Context
The microservices architectural style is gaining momentum in the IT industry. This style does not guarantee that a target system can continuously meet acceptable performance levels. The ability to study the violations of performance requirements and eventually predict them would help practitioners to tune techniques like dynamic load balancing or horizontal scaling to achieve the resilience property.
Objective
The goal of this work is to study the violations of performance requirements of microservices through time series analysis and provide practical instruments that can detect resilient and non-resilient microservices and possibly predict their performance behavior.
Method
We introduce a new method based on
growth theory
to model the occurrences of violations of performance requirements as a stochastic process. We applied our method to an in-vitro e-commerce benchmark and an in-production real-world telecommunication system. We interpreted the resulting growth models to characterize the microservices in terms of their transient performance behavior.
Results
Our empirical evaluation shows that, in most of the cases, the non-linear S-shaped growth models capture the occurrences of performance violations of resilient microservices with high accuracy.
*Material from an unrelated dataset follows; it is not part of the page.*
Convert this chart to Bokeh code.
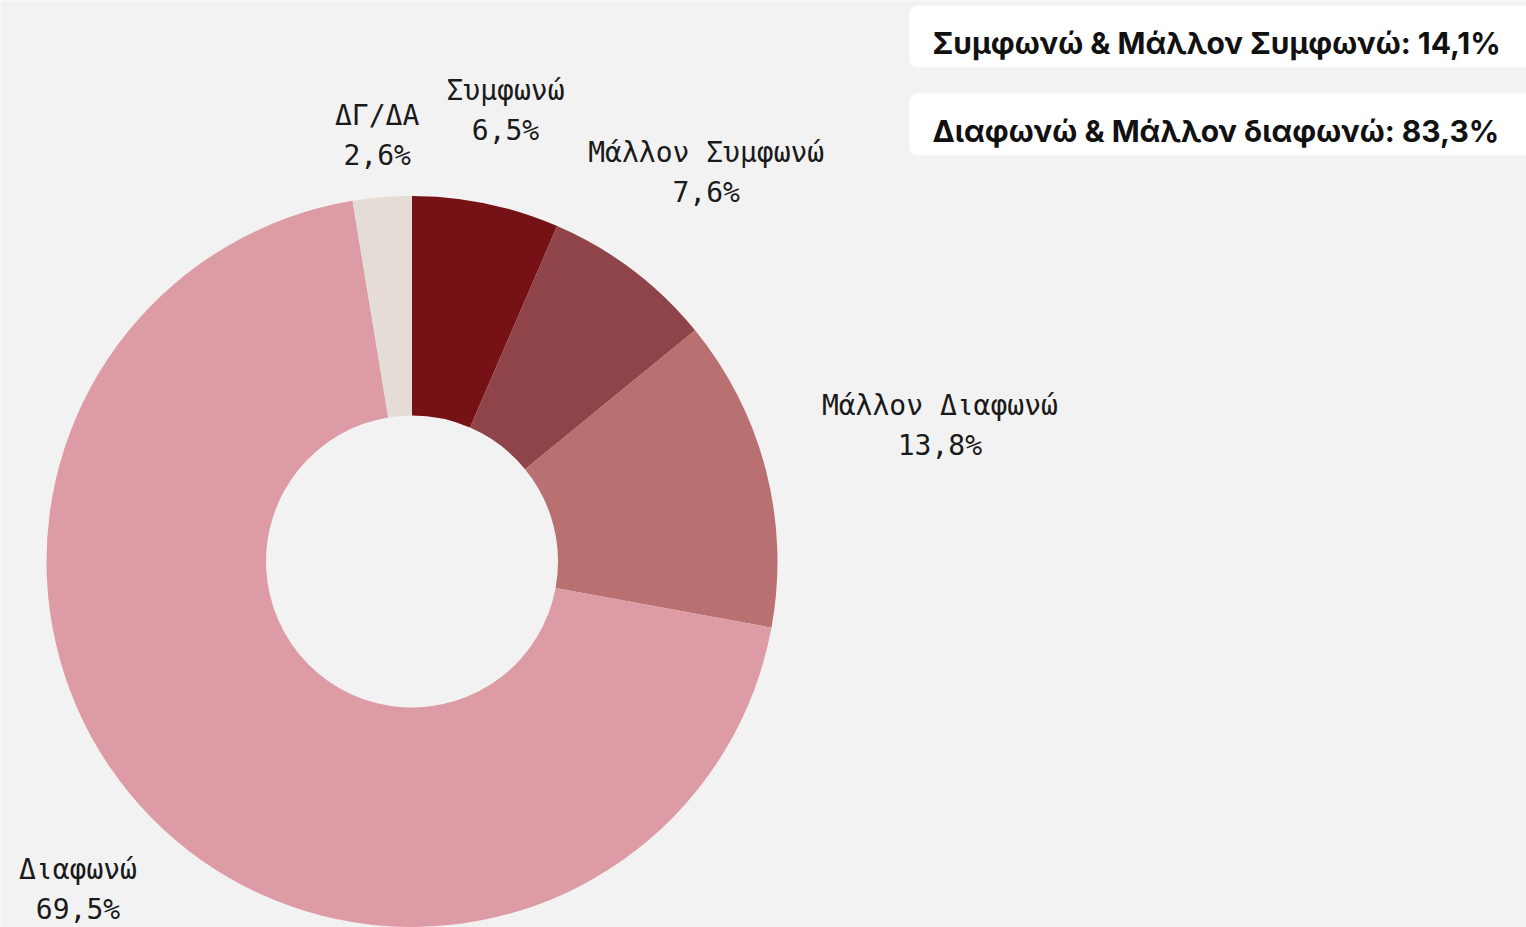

The bounded nature associated with this models tell that the performance degradation is limited and thus the microservice is able to come back to an acceptable performance level even under changes in the nominal number of concurrent users. We also detect cases where linear models represent a better description. These microservices are not resilient and exhibit constant growth and unbounded performance violations over time. The application of our methodology to a real in-production system identified additional resilience profiles that were not observed in the in-vitro experiments. These profiles show the ability of services to react differently to the same solicitation. We found that when a service is resilient it can either decrease the rate of the violations occurrences in a continuous manner or with repeated attempts (periodical or not).
Conclusions
We showed that growth theory can be successfully applied to study the occurences of performance violations of in-vitro and in-production real-world systems. Furthermore, the cost of our model calibration heuristics, based on the mathematical expression of the selected non-linear growth models, is limited. We discussed how the resulting models can shed some light on the trend of performance violations and help engineers to spot problematic microservice operations that exhibit performance issues. Thus, meaningful insights from the application of growth theory have been derived to characterize the behavior of (non) resilient microservices operations.